È stato avviato nei giorni scorsi, in Commissione Ambiente alla Camera, l’esame di alcune delle comunicazioni inviate dalla Commissione al Parlamento Europeo in materia di economia circolare. Il pacchetto a firma del presidente Juncker e del commissario Vella attende di svolgere il proprio iter a Bruxelles, ma nel frattempo è già allo studio dei nostri deputati e senatori. A Montecitorio è stata già affrontata una fase illustrativa e il presidente della Commissione, Ermete Realacci, ha sollecitato l’omologo organo di Palazzo Madama per cercare di audire congiuntamente il Commissario europeo in persona.
Nel frattempo, però, un primo resoconto c’è già, ed è firmato dall’EEA, l’European Environment Agency – ente dell’Unione Europea che ha il compito di divulgare informazioni sulle attività dell’UE in materia di politiche ambientali.

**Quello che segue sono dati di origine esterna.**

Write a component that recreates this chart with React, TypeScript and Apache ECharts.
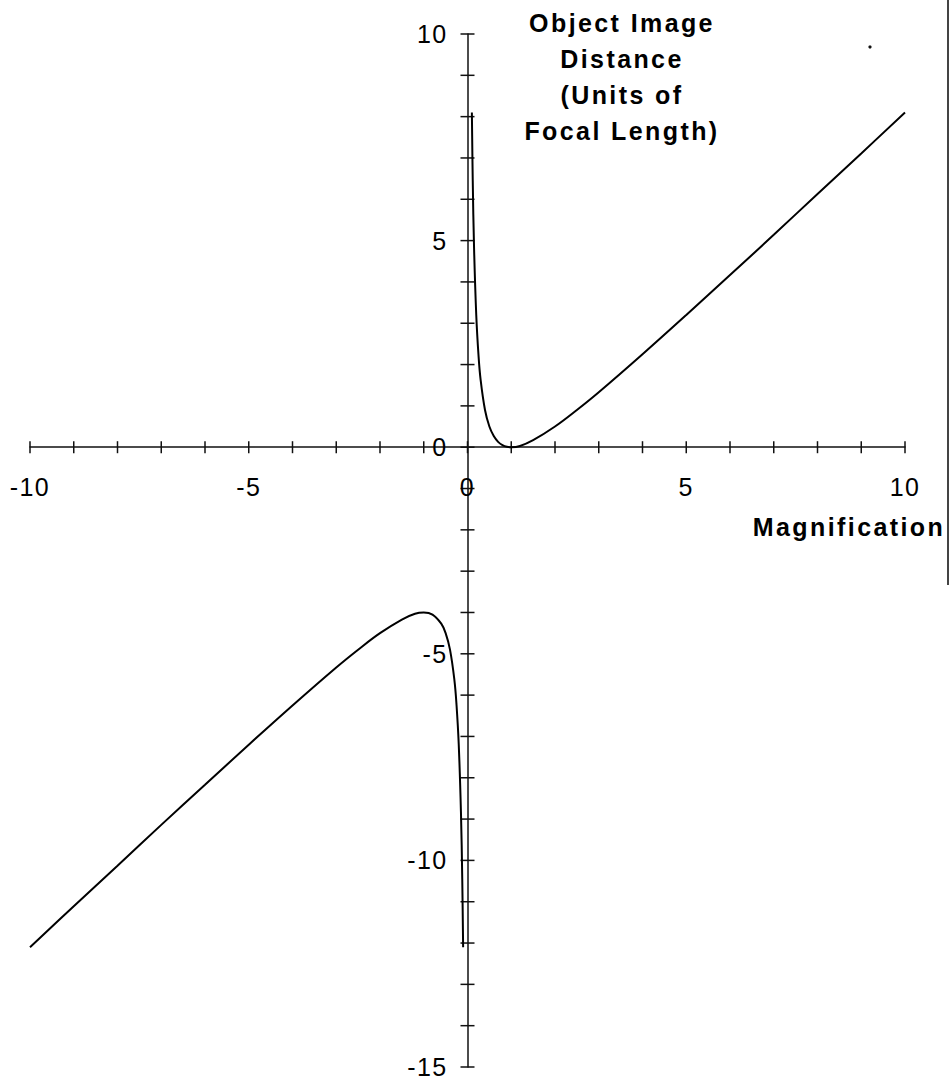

Il report “Circular economy in Europe – Developing the knowledge base” di fatto fornisce gli strumenti fondamentali per affrontare il dibattito su un tema delicato, considerato che immediatamente dopo la presentazione del pacchetto Juncker sono stati messi in discussione l’ambizione dei target e la loro efficacia reale. Su alcuni fronti, si legge, c’è molto lavoro da fare in termini strettamente culturali, ma alcuni indicatori di un progresso in atto verso un modello circolare di economia già ci sono. Uno di questi è proprio la riduzione delle quantità di rifiuti generata in Europa, che contemporaneamente ricicla sempre di più. Ma non basta: la media delle statistiche dell’Unione è a malapena sufficiente e troppi Paesi hanno proiezioni al di sotto degli obiettivi minimi. Il report dell’Agenzia Europea per l’Ambiente puntualizza proprio i benefici e le sfide insite nell’adozione di un modello circolare di economia.

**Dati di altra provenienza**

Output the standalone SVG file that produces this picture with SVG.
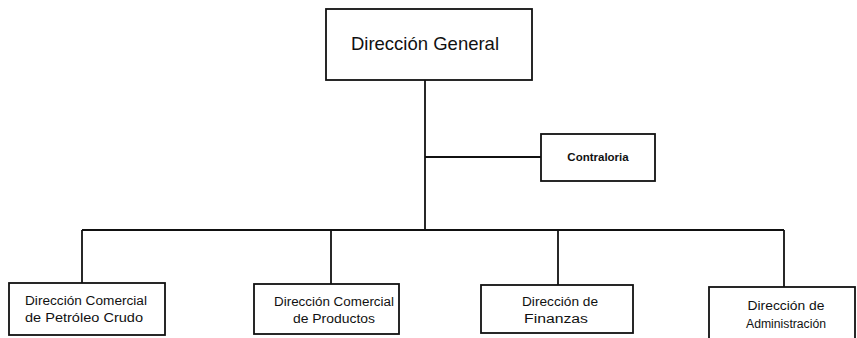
<svg xmlns="http://www.w3.org/2000/svg" width="857" height="338" viewBox="0 0 857 338">
<style>
.box{fill:#fff;stroke:#111;stroke-width:1.8}
.ln{fill:none;stroke:#111;stroke-width:1.8}
.t{font-family:"Liberation Sans",Arial,sans-serif;fill:#111;text-anchor:middle}
.s{font-size:12px}
</style>
<rect width="857" height="338" fill="#fff"/>
<g id="connectors">
<path class="ln" d="M425,80 V230"/>
<path class="ln" d="M425,157 H541"/>
<path class="ln" d="M82,230 H784"/>
<path class="ln" d="M82,230 V283"/>
<path class="ln" d="M331,230 V284"/>
<path class="ln" d="M558,230 V285"/>
<path class="ln" d="M784,230 V287"/>
</g>
<g id="n-general">
<rect class="box" x="326" y="9" width="206" height="71"/>
<text class="t" x="425" y="50" font-size="18.5">Dirección General</text>
</g>
<g id="n-contraloria">
<rect class="box" x="541" y="134" width="114" height="47"/>
<text class="t" x="598" y="161" font-size="11.5" font-weight="bold">Contraloria</text>
</g>
<g id="n-petroleo">
<rect class="box" x="9" y="283" width="156" height="52"/>
<text class="t s" x="86" y="305" textLength="122" lengthAdjust="spacingAndGlyphs">Dirección Comercial</text>
<text class="t s" x="84" y="322" textLength="118" lengthAdjust="spacingAndGlyphs">de Petróleo Crudo</text>
</g>
<g id="n-productos">
<rect class="box" x="254" y="284" width="145" height="50"/>
<text class="t s" x="334" y="306" textLength="120" lengthAdjust="spacingAndGlyphs">Dirección Comercial</text>
<text class="t s" x="334" y="323" textLength="82" lengthAdjust="spacingAndGlyphs">de Productos</text>
</g>
<g id="n-finanzas">
<rect class="box" x="481" y="285" width="152" height="48"/>
<text class="t s" x="560" y="306" textLength="76" lengthAdjust="spacingAndGlyphs">Dirección de</text>
<text class="t s" x="556" y="323" textLength="64" lengthAdjust="spacingAndGlyphs">Finanzas</text>
</g>
<g id="n-administracion">
<rect class="box" x="709" y="287" width="146" height="60"/>
<text class="t s" x="786" y="310" textLength="77" lengthAdjust="spacingAndGlyphs">Dirección de</text>
<text class="t s" x="786" y="328" textLength="80" lengthAdjust="spacingAndGlyphs">Administración</text>
</g>
</svg>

Il beneficio primario sarà quello di una maggiore autosufficienza relativamente alle materie prime: già oggi il consumo di una quota compresa tra il 6 e il 12% di materia – compresi i combustibili fossili – è attualmente evitata grazie all’impatto di riciclo e riuso, ma anche di prevenzione come nel caso dell’ecodesign. Una statistica che può crescere fino al 10-17% e che, nelle intenzioni della Commissione, con l’aiuto dell’innovazione tecnologica punta a ridurre l’ingresso di materiali nell’Unione Europea fino al 24% entro il 2030.
I benefici “a cascata” di questo dato ricadono sia sul fronte socio-ambientale (in quanto migliora la qualità della vita partendo dalle abitudini dei cittadini europei) che su quello economico (poiché ai risparmi sull’ingresso di materie prime corrisponde lo sviluppo della filiera industriale del riciclo). Ma il quadro è realisticamente a tinte contrastanti: i benefici potenziali di questo modello – si sottolinea nel report – non verranno senza affrontare delle sfide complesse. Lo sviluppo di alcuni settori economici corrisponderà inevitabilmente al declino di altri comparti “tradizionali”, e quindi alla perdita di posti di lavoro in quei settori. Senza contare che non tutto è completamente riciclabile, quindi il “cerchio” non si potrà mai chiudere del tutto: il successo di questo modello dipende da come sarà gestita la transizione, da quanto in fretta l’educazione si radicherà nei cittadini, ma soprattutto da quanto rapidamente sapremo sviluppare le competenze adeguate e necessarie a trarne benefici.